Justin Sambur has different ambitions. He received his Ph.D. with Parkinson in 2011 at Colorado State University (he split his time between there and the University of Wyoming after Parkinson changed schools) and is now a postdoc at Cornell University, in the laboratory of Associate Professor Peng Chen. Sambur, an NSF American Competitiveness in Chemistry fellow, was involved in SHArK during his last 2 years in Colorado, and he’s continuing to participate at Cornell. “Part of my NSF fellowship focuses on outreach work, and I am interested in promoting the SHArK projects to high school students and bridging the gap between colleges and high schools involved with SHArK, with the overall goal of getting SHArK students involved in STEM [science, technology, engineering, and math] careers,” Sambur writes in an e-mail to Science Careers.
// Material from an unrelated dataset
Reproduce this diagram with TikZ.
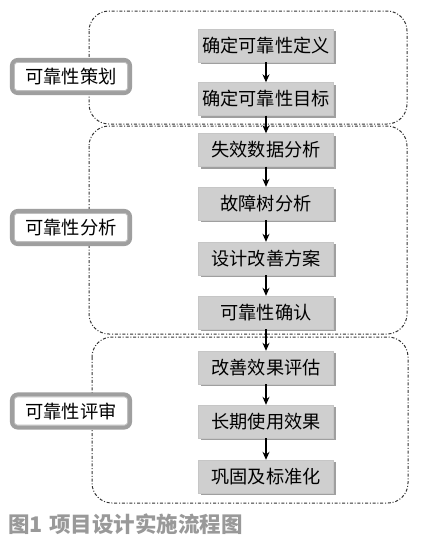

But Sambur is aiming for a position at a research university, and he admits it’s difficult to keep up with the outreach work while preparing for a research career. “I need to get results, and fast,” he writes. “If you want to do outreach, and do it right, it requires a lot of time.”
Jillian Dempsey, who was a graduate student at Caltech, loved working with the SHArK kits and high school students. “I had a really unique opportunity in graduate school where I was given the flexibility to spend my time as I wished and dedicate a lot of time to [SHArK], and I don’t think most graduate students are given that luxury,” she says. “Most graduate advisers, I imagine, would prefer that you’re in lab, doing research for your lab’s research program.” She credits her SHArK work with teaching her how to work with students from different backgrounds. She put her SHArK outreach and management experience on her CV when applying for positions.
How did it affect her career? “There were maybe a couple of people at various schools I interviewed at that were familiar with the project. It wasn’t something we spent a lot of time discussing,” Dempsey says. After finishing her Ph.D., she took a postdoc at the University of Washington, Seattle, under Daniel Gamelin. Soon, she’ll start a new post as an assistant professor at the University of North Carolina, Chapel Hill. Obviously, SHArK didn’t hurt.